Wreckless Eric & Amy Rigby: A Working Museum

Wreckless Eric & Amy Rigby
A Working Museum
Southern Domestic

Wreckless Eric and Amy Rigby open their new album A Working Museum, their second proper album together, excluding a disc of covers, with “A Darker Shade of Brown”, a track that in title and in sonics recalls the rock of the 1970s. The track, however, doesn’t suggest an looking back. It’s an energetic number, bolstered by a rare third musician (drummer Chris Butler), with the refrain, “Let’s throw everything to the wind / Let’s dive in/ Let’s pretend that we can’t swim / LetIs drown.” There’s a manic side to the anthem, and it undercuts itself, but it succinctly captures what Eric and Rigby do on this album.

The eleven songs here sound both tossed off and ambitious. There’s a recklessness to the duo’s approach that keeps the music bounding and perpetually fresh, but the pair keeps enough control that the songs sound finished. They’re assertive but not overly raw. While each song sounds like the product of a quick recording of a freshly written piece, the album has a whole has a surprising sonic breadth. You can find snatches of ’70s glam, Americana (“Rebel Girl Rebel Girl” could be a quality cut for Lucinda Williams), British invasion (think Zombies), ’60s psychedelia, folk, and even more recent, dancier tones. “1983” sounds like at least 1987, which I still haven’t wrapped my mind around.

For all the variety in sound, the lyrics stay precise, and both artists excel at pinning down detail. The swirling opening of “Valley Liquors” amounts to a series of fitting examples, and it’s that accumulation of description and Rigby’s delivery that makes us care when we get to the “young guy with the Sanskrit tattoo” who talks “about a girl he knows” before we’re turned into the traffic around a shopping center. In these moments, the songwriters emphasize the writer part of that descriptor, matching careful observation with accurate revelation.

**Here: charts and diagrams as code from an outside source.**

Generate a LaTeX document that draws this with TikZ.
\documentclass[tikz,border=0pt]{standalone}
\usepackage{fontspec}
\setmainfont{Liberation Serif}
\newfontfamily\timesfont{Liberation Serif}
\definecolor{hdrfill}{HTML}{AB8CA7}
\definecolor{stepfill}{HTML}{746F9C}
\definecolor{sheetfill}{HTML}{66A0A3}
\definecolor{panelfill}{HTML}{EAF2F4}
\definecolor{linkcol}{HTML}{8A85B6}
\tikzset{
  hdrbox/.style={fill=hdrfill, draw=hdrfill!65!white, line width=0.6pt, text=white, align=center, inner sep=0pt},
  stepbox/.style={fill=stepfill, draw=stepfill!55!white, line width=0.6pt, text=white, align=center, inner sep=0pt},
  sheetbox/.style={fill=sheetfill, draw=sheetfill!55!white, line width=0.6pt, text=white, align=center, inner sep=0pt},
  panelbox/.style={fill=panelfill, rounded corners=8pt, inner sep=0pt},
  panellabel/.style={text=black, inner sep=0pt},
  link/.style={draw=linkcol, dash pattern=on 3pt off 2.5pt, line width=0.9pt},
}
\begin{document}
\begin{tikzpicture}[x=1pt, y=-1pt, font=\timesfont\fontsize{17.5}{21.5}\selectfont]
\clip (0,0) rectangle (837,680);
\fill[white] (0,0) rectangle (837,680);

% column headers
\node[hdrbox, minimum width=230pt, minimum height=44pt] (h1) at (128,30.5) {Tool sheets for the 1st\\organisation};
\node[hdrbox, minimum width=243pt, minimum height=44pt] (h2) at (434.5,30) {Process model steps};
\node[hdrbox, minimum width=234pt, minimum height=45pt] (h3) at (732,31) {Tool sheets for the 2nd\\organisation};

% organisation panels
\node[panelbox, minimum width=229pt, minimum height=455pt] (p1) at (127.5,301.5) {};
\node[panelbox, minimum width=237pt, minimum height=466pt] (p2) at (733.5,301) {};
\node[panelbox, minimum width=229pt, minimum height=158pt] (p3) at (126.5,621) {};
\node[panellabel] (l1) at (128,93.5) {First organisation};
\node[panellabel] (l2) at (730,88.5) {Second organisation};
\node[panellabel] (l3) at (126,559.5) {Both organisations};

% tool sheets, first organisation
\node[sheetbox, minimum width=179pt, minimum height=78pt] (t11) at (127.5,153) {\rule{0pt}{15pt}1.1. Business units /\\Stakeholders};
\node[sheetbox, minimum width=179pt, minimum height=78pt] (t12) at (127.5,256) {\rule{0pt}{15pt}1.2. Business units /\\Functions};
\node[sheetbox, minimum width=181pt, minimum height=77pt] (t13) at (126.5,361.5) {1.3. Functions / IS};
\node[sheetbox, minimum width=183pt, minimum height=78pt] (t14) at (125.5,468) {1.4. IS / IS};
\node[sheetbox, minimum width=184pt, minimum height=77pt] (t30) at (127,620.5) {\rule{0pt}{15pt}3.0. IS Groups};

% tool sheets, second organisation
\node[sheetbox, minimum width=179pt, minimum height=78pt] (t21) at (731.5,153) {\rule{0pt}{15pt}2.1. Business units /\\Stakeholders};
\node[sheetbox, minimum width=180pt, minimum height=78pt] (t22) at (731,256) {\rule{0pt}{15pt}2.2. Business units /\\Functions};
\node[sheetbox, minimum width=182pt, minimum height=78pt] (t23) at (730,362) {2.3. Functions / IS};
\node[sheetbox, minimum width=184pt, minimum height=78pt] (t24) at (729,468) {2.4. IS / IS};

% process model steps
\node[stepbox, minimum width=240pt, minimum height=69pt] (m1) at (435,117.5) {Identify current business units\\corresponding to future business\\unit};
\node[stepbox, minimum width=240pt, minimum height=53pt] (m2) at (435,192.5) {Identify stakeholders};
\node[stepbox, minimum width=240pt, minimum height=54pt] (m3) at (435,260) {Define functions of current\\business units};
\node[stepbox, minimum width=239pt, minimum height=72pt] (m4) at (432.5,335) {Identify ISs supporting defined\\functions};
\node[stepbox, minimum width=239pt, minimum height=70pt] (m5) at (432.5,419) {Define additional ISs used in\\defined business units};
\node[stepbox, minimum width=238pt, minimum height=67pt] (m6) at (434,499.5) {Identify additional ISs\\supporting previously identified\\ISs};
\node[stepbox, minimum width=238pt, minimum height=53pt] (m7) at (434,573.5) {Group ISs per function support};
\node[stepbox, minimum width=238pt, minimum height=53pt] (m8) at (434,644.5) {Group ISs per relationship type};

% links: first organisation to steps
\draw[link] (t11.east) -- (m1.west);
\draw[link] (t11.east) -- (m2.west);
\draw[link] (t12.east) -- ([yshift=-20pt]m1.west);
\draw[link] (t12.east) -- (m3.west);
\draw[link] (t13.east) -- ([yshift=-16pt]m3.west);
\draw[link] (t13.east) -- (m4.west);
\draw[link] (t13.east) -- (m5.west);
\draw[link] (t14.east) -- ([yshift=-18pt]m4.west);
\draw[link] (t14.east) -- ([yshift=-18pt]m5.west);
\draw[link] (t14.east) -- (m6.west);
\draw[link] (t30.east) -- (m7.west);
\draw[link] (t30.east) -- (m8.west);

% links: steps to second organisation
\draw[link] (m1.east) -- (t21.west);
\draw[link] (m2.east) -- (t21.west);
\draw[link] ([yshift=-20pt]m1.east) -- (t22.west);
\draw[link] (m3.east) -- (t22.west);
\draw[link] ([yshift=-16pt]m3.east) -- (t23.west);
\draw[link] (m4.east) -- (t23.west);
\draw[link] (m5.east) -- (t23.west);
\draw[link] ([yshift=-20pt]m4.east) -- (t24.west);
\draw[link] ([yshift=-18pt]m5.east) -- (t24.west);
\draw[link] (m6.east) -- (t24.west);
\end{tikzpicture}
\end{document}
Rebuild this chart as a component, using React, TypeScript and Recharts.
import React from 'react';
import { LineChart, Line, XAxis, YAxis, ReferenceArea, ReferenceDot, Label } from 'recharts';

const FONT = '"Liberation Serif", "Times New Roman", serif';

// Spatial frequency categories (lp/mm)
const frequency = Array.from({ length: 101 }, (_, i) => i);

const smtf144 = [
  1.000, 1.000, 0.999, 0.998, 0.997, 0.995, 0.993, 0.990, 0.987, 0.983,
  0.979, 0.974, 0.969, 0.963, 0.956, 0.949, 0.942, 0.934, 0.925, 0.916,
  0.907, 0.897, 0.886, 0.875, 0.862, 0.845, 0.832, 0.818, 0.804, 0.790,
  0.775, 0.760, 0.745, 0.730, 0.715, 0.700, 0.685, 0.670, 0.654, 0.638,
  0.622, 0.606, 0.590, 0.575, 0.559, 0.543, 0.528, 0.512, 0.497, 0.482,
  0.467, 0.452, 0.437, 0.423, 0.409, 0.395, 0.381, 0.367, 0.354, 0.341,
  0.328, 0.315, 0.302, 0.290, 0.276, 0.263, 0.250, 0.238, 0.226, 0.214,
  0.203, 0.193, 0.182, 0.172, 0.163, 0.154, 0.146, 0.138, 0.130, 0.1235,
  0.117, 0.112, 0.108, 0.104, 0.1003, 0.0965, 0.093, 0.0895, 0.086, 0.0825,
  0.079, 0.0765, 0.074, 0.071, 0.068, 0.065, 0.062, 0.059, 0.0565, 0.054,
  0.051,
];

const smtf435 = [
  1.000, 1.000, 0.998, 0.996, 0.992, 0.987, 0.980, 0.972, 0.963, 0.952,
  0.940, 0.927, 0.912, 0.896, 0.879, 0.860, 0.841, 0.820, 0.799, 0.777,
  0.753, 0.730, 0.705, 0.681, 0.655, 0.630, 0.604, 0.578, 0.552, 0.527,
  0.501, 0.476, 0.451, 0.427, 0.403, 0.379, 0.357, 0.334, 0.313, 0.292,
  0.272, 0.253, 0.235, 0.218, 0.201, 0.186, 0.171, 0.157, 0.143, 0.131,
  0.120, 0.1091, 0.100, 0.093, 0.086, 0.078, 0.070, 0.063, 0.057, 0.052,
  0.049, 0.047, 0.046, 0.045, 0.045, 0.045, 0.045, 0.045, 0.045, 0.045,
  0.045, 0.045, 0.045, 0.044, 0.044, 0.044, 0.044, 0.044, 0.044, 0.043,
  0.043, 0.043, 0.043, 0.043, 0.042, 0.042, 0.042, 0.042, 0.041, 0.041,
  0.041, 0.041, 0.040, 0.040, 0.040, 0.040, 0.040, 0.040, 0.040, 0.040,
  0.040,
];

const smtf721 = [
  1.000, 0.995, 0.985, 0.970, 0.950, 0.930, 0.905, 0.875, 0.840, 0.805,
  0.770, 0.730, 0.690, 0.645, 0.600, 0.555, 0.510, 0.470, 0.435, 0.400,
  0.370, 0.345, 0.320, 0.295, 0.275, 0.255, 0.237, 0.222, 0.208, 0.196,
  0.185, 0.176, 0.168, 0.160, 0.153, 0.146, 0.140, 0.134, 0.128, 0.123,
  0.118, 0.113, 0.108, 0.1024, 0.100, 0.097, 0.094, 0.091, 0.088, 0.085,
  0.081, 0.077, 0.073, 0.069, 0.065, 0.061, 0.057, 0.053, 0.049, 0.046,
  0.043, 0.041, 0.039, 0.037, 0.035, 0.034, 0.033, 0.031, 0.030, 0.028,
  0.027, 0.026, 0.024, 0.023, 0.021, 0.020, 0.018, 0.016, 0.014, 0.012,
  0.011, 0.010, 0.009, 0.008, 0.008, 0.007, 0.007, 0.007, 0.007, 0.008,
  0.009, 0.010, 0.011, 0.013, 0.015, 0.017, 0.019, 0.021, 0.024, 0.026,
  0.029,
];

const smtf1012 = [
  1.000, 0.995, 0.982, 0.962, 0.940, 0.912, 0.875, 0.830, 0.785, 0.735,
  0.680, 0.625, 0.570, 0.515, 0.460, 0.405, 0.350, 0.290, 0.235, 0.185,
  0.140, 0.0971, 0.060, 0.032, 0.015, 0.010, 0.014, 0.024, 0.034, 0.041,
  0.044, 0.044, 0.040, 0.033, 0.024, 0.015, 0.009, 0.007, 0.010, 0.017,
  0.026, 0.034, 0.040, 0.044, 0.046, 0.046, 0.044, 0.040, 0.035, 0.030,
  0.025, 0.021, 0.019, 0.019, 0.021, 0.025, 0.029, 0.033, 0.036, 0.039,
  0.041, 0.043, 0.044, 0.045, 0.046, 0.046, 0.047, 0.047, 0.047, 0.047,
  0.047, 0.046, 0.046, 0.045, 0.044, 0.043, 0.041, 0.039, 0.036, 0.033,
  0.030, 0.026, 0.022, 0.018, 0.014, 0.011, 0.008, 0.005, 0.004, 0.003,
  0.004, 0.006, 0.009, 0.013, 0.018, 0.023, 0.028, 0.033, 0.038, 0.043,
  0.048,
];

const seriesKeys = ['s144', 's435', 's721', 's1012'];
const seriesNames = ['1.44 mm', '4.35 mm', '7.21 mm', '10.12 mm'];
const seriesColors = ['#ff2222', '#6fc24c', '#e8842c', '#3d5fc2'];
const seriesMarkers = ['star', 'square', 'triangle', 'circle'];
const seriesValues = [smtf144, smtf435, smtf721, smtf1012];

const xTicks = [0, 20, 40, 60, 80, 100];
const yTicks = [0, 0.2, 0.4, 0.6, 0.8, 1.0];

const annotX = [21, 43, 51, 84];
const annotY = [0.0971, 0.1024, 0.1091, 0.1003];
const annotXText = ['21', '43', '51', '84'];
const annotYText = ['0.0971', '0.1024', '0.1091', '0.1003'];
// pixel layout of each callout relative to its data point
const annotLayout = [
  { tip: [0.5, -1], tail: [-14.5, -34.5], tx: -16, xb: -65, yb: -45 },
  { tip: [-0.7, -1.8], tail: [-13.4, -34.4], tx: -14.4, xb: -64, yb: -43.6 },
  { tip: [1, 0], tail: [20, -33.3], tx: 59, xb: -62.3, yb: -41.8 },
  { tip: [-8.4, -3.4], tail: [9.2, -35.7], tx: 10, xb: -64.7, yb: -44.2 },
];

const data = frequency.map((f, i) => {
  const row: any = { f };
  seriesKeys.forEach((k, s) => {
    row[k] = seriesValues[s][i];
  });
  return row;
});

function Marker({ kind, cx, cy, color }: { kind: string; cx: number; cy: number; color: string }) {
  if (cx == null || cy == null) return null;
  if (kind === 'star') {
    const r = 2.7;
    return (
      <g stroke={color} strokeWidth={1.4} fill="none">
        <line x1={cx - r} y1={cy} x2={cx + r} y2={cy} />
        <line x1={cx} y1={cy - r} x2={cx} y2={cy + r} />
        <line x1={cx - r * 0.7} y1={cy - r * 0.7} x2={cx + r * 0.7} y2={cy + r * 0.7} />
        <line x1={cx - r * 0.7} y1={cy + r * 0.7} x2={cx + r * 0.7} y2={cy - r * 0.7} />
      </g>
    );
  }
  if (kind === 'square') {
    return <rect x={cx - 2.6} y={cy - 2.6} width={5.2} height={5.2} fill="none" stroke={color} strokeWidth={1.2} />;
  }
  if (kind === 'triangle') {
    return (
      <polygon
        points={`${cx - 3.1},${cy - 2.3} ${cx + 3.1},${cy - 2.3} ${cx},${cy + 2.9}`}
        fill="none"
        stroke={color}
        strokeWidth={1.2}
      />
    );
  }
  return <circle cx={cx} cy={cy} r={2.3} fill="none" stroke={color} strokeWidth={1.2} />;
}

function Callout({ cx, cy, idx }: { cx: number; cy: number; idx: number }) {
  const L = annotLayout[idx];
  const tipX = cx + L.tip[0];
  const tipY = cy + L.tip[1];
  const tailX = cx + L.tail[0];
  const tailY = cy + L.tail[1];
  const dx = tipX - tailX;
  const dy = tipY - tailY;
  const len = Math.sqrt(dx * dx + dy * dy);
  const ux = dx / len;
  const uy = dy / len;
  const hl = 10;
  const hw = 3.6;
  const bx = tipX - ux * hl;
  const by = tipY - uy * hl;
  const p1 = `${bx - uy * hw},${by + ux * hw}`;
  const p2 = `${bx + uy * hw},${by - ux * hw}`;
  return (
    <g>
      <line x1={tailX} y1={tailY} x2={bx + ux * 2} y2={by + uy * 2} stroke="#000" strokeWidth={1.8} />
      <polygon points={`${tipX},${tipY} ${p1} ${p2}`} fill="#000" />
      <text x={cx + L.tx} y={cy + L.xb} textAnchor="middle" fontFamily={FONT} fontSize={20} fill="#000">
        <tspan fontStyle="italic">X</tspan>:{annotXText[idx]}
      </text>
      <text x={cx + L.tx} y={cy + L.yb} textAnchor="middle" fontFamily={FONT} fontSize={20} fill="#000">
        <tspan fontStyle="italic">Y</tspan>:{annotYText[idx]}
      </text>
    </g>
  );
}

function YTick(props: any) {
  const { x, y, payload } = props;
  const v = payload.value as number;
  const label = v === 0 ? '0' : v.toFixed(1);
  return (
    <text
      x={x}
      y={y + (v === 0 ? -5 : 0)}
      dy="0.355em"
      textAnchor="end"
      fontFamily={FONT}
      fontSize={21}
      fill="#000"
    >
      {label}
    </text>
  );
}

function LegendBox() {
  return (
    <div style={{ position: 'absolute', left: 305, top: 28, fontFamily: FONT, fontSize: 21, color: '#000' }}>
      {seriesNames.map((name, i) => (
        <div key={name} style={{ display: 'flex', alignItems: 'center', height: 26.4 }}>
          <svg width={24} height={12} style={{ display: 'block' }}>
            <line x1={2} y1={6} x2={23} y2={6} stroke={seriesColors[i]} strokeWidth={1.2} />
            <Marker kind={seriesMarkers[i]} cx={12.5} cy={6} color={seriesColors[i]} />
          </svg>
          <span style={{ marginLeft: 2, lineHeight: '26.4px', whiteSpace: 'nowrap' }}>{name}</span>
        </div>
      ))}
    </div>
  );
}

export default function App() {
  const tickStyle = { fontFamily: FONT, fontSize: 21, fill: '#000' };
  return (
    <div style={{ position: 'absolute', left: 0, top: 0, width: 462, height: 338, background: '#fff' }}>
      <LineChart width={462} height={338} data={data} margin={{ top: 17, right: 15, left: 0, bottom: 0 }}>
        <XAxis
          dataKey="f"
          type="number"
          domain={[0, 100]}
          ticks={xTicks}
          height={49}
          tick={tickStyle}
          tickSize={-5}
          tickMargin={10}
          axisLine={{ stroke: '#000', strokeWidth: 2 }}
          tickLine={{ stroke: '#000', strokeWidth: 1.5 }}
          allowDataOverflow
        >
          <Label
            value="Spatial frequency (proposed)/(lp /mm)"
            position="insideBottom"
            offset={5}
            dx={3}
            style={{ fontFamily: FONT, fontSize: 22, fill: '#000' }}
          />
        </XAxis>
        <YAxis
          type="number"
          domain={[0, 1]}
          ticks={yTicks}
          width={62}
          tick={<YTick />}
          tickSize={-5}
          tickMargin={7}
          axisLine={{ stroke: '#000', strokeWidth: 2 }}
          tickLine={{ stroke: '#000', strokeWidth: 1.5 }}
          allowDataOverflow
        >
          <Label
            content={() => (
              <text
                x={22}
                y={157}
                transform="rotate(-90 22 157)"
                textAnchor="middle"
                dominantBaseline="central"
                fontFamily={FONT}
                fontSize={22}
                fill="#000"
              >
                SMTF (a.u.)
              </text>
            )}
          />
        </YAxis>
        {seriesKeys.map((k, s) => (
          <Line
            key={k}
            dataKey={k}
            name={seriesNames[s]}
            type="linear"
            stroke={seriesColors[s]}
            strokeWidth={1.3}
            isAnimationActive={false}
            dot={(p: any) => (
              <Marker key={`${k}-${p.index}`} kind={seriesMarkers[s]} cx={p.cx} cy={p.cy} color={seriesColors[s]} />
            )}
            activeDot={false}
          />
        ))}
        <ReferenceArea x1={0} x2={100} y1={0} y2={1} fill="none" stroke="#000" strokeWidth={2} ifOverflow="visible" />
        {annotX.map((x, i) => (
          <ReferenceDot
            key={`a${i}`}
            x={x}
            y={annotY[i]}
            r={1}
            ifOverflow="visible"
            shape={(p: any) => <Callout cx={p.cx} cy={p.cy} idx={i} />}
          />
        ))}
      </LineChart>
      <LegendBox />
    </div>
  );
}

That skill has its greatest use in closing number “Do You Remember That”. The song, under Rigby’s vocal guidance, is so charming and captivating, that it almost doesn’t matter that it’s autobiographical. Putting it in that context adds to the joy, though, particularly when Rigby describes their first kiss and then acknowledges, “Okay I made that last part up,” before jumping us forward to a date with tea and guitar-playing. The song develops a series of small details that add up to something significant: “You changed my life in seconds flat / Do you remember that?” If the little moments are fun and charming (even when mixed with mistakes, lowered expectations, and professional incompatibility), they add up to the weight of life, and this duo have the skill to capture that heft while keeping things light.

As kinetic as it is grounded, A Working Museum might contain artifacts of an earlier time, but its work produces something new; it’s not history on display but the understanding of it. Wreckless Eric and Amy Rigby have the right sensibility to track down the sorts of things that matter without making it sound quite that way. Experience tempers the brightness, but it’s all governed by a unique playfulness, which makes for a wonderful, if mobile, installation.